Se cuenta de san Andrés Avelino que en la
hora de su muerte vinieron miles de demonios para tentarlo. Y se lee en su
biografía que en su agonía sostuvo un combate tan fiero con el infierno, que
hacía estremecer a los buenos religiosos que le acompañaban. Vieron que al
santo se le hinchaba la cara y se le amorataba por el exceso de dolor; todo su
cuerpo temblaba en medio de fuertes convulsiones; de los ojos brotaban
abundantes lágrimas; daba golpes violentos con la cabeza, señales todas de la
terrible batalla que le hacía sostener el infierno. Todos lloraban de compasión
redoblando las oraciones, a la vez que temblaban de espanto viendo cómo moría
un santo. Se consolaban viendo cómo el santo constantemente dirigía los ojos a
una devota imagen de María, acordándose que él mismo muchas veces les había
profetizado que, en la hora de la muerte, María había de ser su refugio. Quiso
al fin el Señor que terminara la batalla con gloriosa victoria; cesaron las
convulsiones, se le descongestionó el rostro y, tornando a su color normal,
vieron que el santo, fijos los ojos en una imagen de María, le hizo una
inclinación como en señal de agradecimiento –la cual se cree que entonces se le
aparecería– y expiró plácidamente en los brazos de María. En el mismo instante
una capuchina que estaba en trance de muerte, dijo a las religiosas que la
asistían: “Rezad el Ave María porque acaba de morir un santo”.

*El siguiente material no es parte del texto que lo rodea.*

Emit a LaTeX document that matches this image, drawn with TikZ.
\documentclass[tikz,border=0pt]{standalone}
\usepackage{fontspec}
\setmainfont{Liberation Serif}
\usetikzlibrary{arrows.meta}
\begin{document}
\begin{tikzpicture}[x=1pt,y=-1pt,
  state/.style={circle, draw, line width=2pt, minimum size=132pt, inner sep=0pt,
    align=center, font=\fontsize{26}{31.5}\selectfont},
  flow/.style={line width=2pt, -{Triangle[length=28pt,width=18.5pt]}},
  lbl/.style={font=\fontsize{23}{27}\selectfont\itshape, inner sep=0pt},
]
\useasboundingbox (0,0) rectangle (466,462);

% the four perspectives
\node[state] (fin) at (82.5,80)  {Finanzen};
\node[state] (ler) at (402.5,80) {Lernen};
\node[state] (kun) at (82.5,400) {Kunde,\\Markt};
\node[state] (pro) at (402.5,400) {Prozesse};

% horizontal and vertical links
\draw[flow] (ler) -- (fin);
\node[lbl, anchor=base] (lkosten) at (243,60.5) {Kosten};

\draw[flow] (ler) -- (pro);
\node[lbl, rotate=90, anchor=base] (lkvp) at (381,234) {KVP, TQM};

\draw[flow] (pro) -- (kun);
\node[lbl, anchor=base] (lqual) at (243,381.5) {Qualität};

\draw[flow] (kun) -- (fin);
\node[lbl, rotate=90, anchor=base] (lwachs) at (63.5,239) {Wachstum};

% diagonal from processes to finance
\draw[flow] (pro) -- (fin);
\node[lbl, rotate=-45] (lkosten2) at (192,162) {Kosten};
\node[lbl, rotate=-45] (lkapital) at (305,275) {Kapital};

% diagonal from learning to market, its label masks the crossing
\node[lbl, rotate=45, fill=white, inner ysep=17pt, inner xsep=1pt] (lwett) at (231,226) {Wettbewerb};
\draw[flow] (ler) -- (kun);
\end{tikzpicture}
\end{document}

Ante la presencia de nuestra Reina huyen los
rebeldes. Si en la hora de nuestra muerte tenemos a María de nuestra parte,
¿qué podemos temer de todos los enemigos del infierno? David, temiendo las
angustias de la muerte, se reconfortaba con la muerte del futuro Redentor y con
la intercesión de la Virgen Madre: “Aunque camine por medio de las sombras de
la muerte, tu vara y tu cayado me consuelan” (Sal 22, 4). Explica el cardenal
Hugo que por el báculo se ha de entender el madero de la cruz, y por la vara la
intercesión de la Virgen, que fue la vara profetizada por Isaías: “Se alzará
una vara del tronco de José y de su raíz brotará una flor” (Is 9, 1). Esta
divina Madre es aquella poderosa vara con la que se vence la furia de los
enemigos infernales. Así nos anima san Antonino, diciendo: “Si
María está con nosotros,
¿quién contra nosotros?”
Al P. Manuel Padial, jesuita, se le apareció
la Virgen en la hora de la muerte y le dijo, animándole: “Ha llegado la hora en
que los ángeles, congratulándose contigo, te dicen: ¡Felices trabajos y bien
pagadas mortificaciones!” Y vio un ejército de demonios que huían desesperados,
gritando: “No podemos nada contra la sin mancha que lo defiende”. De modo
semejante, el P. Gaspar Ayewod fue asaltado en la hora de la muerte por los
demonios con una fuerte tentación contra la fe. Al punto se encomendó a la
Virgen, y se le oyó exclamar: “¡Gracias, María, porque has venido en mi ayuda!”
María manda en auxilio de sus siervos a la
hora de la muerte, dice san Buenaventura, al arcángel san Miguel, príncipe de
la milicia celestial, y a legiones de ángeles para que lo defiendan de las
asechanzas de Satanás y reciban y lleven en triunfo al cielo las almas de
quienes de continuo se han encomendado a su intercesión.